The life sentences imposed on two additional officers, including the sub-inspector, reflect the tribunal's calibration of penalties according to hierarchical position and apparent culpability. These differentiated sentences suggest judicial attention to proportionality and the distinction between command-level actors and operational personnel, though both categories receive severe sentences reflecting the tribunal's view of the gravity of crimes committed. The determination to prosecute across rank structures potentially encourages more comprehensive accountability, though critics question whether trials of low-ranking officers deflect attention from institutional and political responsibility.

The fugitive status of all convicted officers complicates enforcement of the tribunal's verdicts. Bangladesh maintains no extradition treaties with many jurisdictions where these individuals might potentially be located, rendering apprehension dependent on bilateral cooperation or international coordination mechanisms that remain underdeveloped. This enforcement gap raises questions about whether death sentences pronounced against absent defendants constitute effective accountability or primarily serve symbolic functions within Bangladesh's post-uprising political landscape.

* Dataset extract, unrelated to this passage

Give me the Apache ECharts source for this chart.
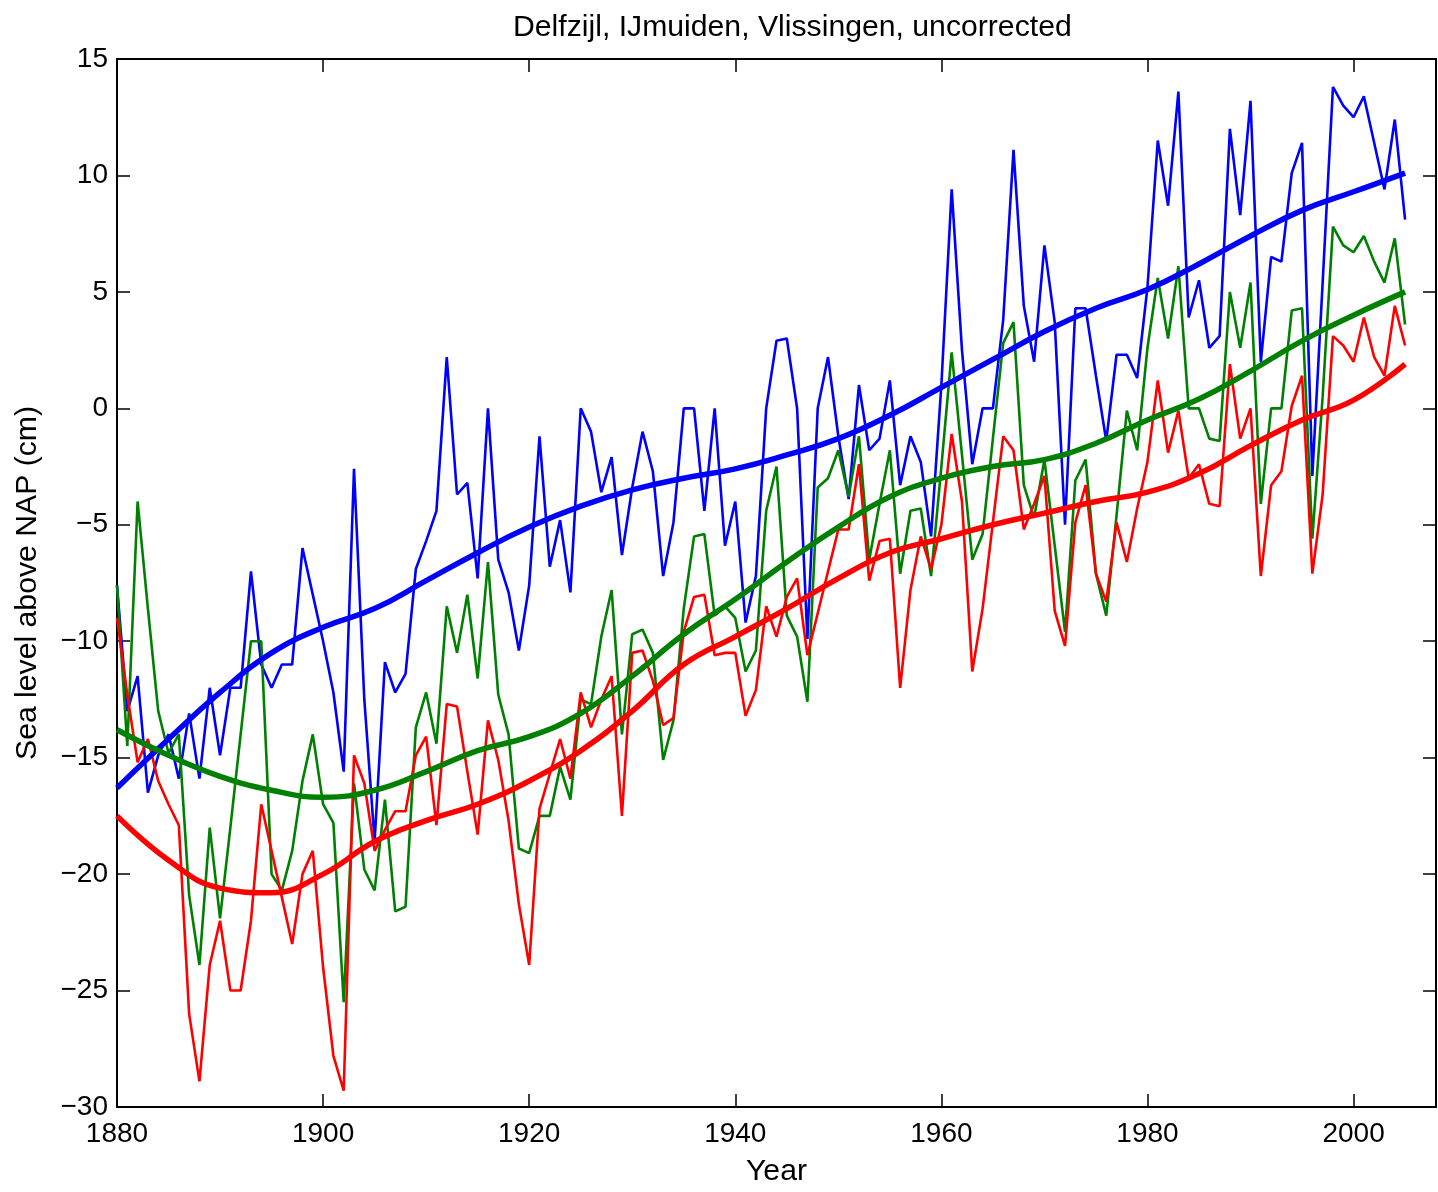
<!DOCTYPE html>
<html>
<head>
<meta charset="utf-8">
<script src="https://cdn.jsdelivr.net/npm/echarts@6/dist/echarts.min.js"></script>
<style>
html,body{margin:0;padding:0;background:#fff;}
#chart{width:1438px;height:1192px;}
</style>
</head>
<body>
<div id="chart"></div>
<script>
// ---- data ----
const titleText = 'Delfzijl, IJmuiden, Vlissingen, uncorrected';
const xAxisName = 'Year';
const yAxisName = 'Sea level above NAP (cm)';

const years = [1880,1881,1882,1883,1884,1885,1886,1887,1888,1889,
1890,1891,1892,1893,1894,1895,1896,1897,1898,1899,
1900,1901,1902,1903,1904,1905,1906,1907,1908,1909,
1910,1911,1912,1913,1914,1915,1916,1917,1918,1919,
1920,1921,1922,1923,1924,1925,1926,1927,1928,1929,
1930,1931,1932,1933,1934,1935,1936,1937,1938,1939,
1940,1941,1942,1943,1944,1945,1946,1947,1948,1949,
1950,1951,1952,1953,1954,1955,1956,1957,1958,1959,
1960,1961,1962,1963,1964,1965,1966,1967,1968,1969,
1970,1971,1972,1973,1974,1975,1976,1977,1978,1979,
1980,1981,1982,1983,1984,1985,1986,1987,1988,1989,
1990,1991,1992,1993,1994,1995,1996,1997,1998,1999,
2000,2001,2002,2003,2004,2005];

// blue
const delfzijl = [-7.6,-13.0,-11.5,-16.5,-14.9,-14.0,-15.9,-13.1,-15.9,-12.0,
-14.9,-12.0,-12.0,-7.0,-11.0,-12.0,-11.0,-11.0,-6.0,-8.0,
-10.0,-12.2,-15.6,-2.6,-12.5,-18.6,-10.9,-12.2,-11.4,-6.9,
-5.7,-4.4,2.2,-3.7,-3.2,-7.3,0.0,-6.5,-7.9,-10.4,
-7.6,-1.2,-6.8,-4.8,-7.9,0.0,-1.0,-3.6,-2.1,-6.3,
-3.4,-1.0,-2.7,-7.2,-4.9,0.0,0.0,-4.4,0.0,-5.9,
-4.0,-9.2,-7.2,0.0,2.9,3.0,0.0,-9.9,0.0,2.2,
-1.2,-3.9,1.0,-1.8,-1.3,1.2,-3.3,-1.2,-2.3,-5.5,
1.0,9.4,2.5,-2.4,0.0,0.0,3.8,11.1,4.4,2.0,
7.0,3.7,-5.0,4.3,4.3,1.4,-1.4,2.3,2.3,1.3,
5.2,11.5,8.7,13.6,3.9,5.5,2.6,3.1,12.0,8.3,
13.2,2.0,6.5,6.3,10.1,11.4,-2.9,5.4,13.8,13.0,
12.5,13.4,11.4,9.4,12.4,8.1];

// green
const ijmuiden = [-7.6,-14.5,-4.0,-8.6,-13.0,-14.8,-14.0,-20.9,-23.9,-18.0,
-21.9,-18.0,-14.0,-10.0,-10.0,-20.0,-20.7,-19.0,-16.0,-14.0,
-17.0,-17.8,-25.5,-16.1,-19.8,-20.7,-16.8,-21.6,-21.4,-13.7,
-12.2,-14.4,-8.5,-10.5,-8.0,-11.6,-6.6,-12.3,-14.0,-18.9,
-19.1,-17.5,-17.5,-15.4,-16.8,-12.5,-12.7,-9.8,-7.8,-14.0,
-9.7,-9.5,-10.5,-15.1,-13.4,-8.6,-5.5,-5.4,-8.9,-8.5,
-9.0,-11.3,-10.4,-4.4,-2.5,-8.9,-9.8,-12.6,-3.4,-3.0,
-1.8,-3.8,-1.2,-6.5,-4.1,-1.8,-7.1,-4.4,-4.3,-7.2,
-2.5,2.4,-2.0,-6.5,-5.4,-1.3,2.8,3.7,-3.3,-4.7,
-2.2,-5.9,-9.6,-3.1,-2.2,-7.1,-8.9,-4.6,-0.1,-1.8,
2.6,5.6,3.0,6.1,0.0,0.0,-1.3,-1.4,5.0,2.6,
5.4,-4.1,0.0,0.0,4.2,4.3,-5.6,0.5,7.8,7.0,
6.7,7.4,6.3,5.4,7.3,3.6];

// red
const vlissingen = [-9.0,-12.3,-15.2,-14.2,-16.0,-17.0,-17.9,-26.0,-28.9,-23.9,
-22.0,-25.0,-25.0,-22.0,-17.0,-19.0,-21.0,-23.0,-20.0,-19.0,
-24.0,-27.8,-29.3,-14.9,-16.1,-19.0,-18.1,-17.3,-17.3,-14.9,
-14.1,-17.9,-12.7,-12.8,-15.6,-18.3,-13.4,-15.1,-17.7,-21.3,
-23.9,-17.2,-15.7,-14.2,-15.9,-12.2,-13.7,-12.5,-11.5,-17.5,
-10.5,-10.4,-11.7,-13.6,-13.3,-9.6,-8.1,-8.0,-10.6,-10.5,
-10.5,-13.2,-12.1,-8.5,-9.8,-8.1,-7.3,-10.6,-8.8,-7.0,
-5.2,-5.2,-2.4,-7.4,-5.7,-5.6,-12.0,-7.8,-5.5,-6.9,
-5.0,-1.1,-4.0,-11.3,-8.6,-4.9,-1.2,-1.8,-5.2,-4.1,
-2.9,-8.7,-10.2,-4.9,-3.3,-7.1,-8.3,-4.9,-6.6,-4.3,
-2.3,1.2,-1.9,-0.1,-3.0,-2.4,-4.1,-4.2,1.9,-1.3,
0.0,-7.2,-3.3,-2.7,0.1,1.4,-7.1,-3.7,3.1,2.7,
2.0,3.9,2.2,1.4,4.4,2.7];

// smoothed trends, read every 5 years
const smoothYears = [1880,1885,1890,1895,1900,1905,1910,1915,1920,1925,1930,1935,1940,
1945,1950,1955,1960,1965,1970,1975,1980,1985,1990,1995,2000,2005];
const delfzijlTrend = [-16.3,-14.2,-12.2,-10.5,-9.4,-8.6,-7.4,-6.2,-5.1,-4.2,-3.5,-3.0,-2.6,
-2.0,-1.3,-0.3,0.9,2.1,3.3,4.3,5.1,6.2,7.4,8.5,9.3,10.1];
const ijmuidenTrend = [-13.8,-14.9,-15.8,-16.4,-16.7,-16.4,-15.6,-14.7,-14.1,-13.1,-11.5,-9.7,-8.2,
-6.6,-5.1,-3.8,-3.0,-2.5,-2.2,-1.5,-0.5,0.4,1.6,2.9,4.0,5.0];
const vlissingenTrend = [-17.5,-19.4,-20.6,-20.8,-20.0,-18.6,-17.7,-17.0,-16.0,-14.7,-13.0,-11.0,-9.8,
-8.6,-7.3,-6.2,-5.6,-5.0,-4.5,-4.0,-3.6,-2.8,-1.6,-0.5,0.35,1.9];

// ---- chart ----
const font = "'Liberation Sans', Arial, Helvetica, sans-serif";
const fs = 28;      // tick labels
const fsBig = 30.2; // title and axis names
const pair = (xs, ys) => xs.map((x, i) => [x, ys[i]]);
const fmtY = v => (v < 0 ? '\u2212' + Math.abs(v) : String(v));

const axisLine = {show: true, onZero: false, lineStyle: {color: '#000', width: 2}};
const axisTick = {show: true, inside: true, length: 13, lineStyle: {color: '#000', width: 1.5}};
const txt = {fontFamily: font, fontSize: fs, color: '#000'};
const txtBig = {fontFamily: font, fontSize: fsBig, color: '#000'};

function thin(data, color) {
  return {type: 'line', data, symbol: 'none', smooth: false,
          lineStyle: {color, width: 2.6}, itemStyle: {color}, z: 2};
}
function thick(data, color) {
  return {type: 'line', data, symbol: 'none', smooth: 0.45,
          lineStyle: {color, width: 5.5}, itemStyle: {color}, z: 3};
}

const option = {
  animation: false,
  backgroundColor: '#fff',
  title: {text: titleText, left: 508, top: 8,
          textStyle: {fontFamily: font, fontSize: fsBig, fontWeight: 'normal', color: '#000'}},
  grid: {left: 117, top: 59, right: 2, bottom: 77, containLabel: false},
  xAxis: [
    {type: 'value', min: 1880, max: 2008, interval: 20, position: 'bottom',
     name: xAxisName, nameLocation: 'middle', nameGap: 50, nameTextStyle: txtBig,
     axisLine, axisTick,
     axisLabel: Object.assign({margin: 13, showMaxLabel: false,
        formatter: v => (v % 20 === 0 ? String(v) : '')}, txt),
     splitLine: {show: false}},
    {type: 'value', min: 1880, max: 2008, interval: 20, position: 'top',
     axisLine, axisTick, axisLabel: {show: false}, splitLine: {show: false}}
  ],
  yAxis: [
    {type: 'value', min: -30, max: 15, interval: 5, position: 'left',
     name: yAxisName, nameLocation: 'middle', nameGap: 74, nameTextStyle: txtBig,
     axisLine, axisTick,
     axisLabel: Object.assign({margin: 9, formatter: fmtY}, txt),
     splitLine: {show: false}},
    {type: 'value', min: -30, max: 15, interval: 5, position: 'right',
     axisLine, axisTick, axisLabel: {show: false}, splitLine: {show: false}}
  ],
  series: [
    thin(pair(years, delfzijl), '#0000ff'),
    thin(pair(years, ijmuiden), '#008000'),
    thin(pair(years, vlissingen), '#ff0000'),
    thick(pair(smoothYears, delfzijlTrend), '#0000ff'),
    thick(pair(smoothYears, ijmuidenTrend), '#008000'),
    thick(pair(smoothYears, vlissingenTrend), '#ff0000')
  ]
};

const chart = echarts.init(document.getElementById('chart'), null, {renderer: 'canvas'});
chart.setOption(option);
</script>
</body>
</html>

The International Crimes Tribunal's continued activity and these latest convictions reflect Bangladesh's commitment to prosecuting security force violence through formal judicial channels rather than pursuing alternative transitional justice mechanisms such as truth commissions or amnesties. This prosecutorial approach aligns Bangladesh with certain post-conflict transitional justice models whilst distinguishing it from other regional examples that have favoured amnesty or reconciliation-focused approaches. Whether this model ultimately produces genuine institutional accountability or perpetuates cycles of legal retaliation remains a substantive question for Bangladesh's emerging democratic order and for regional observers considering similar mechanisms.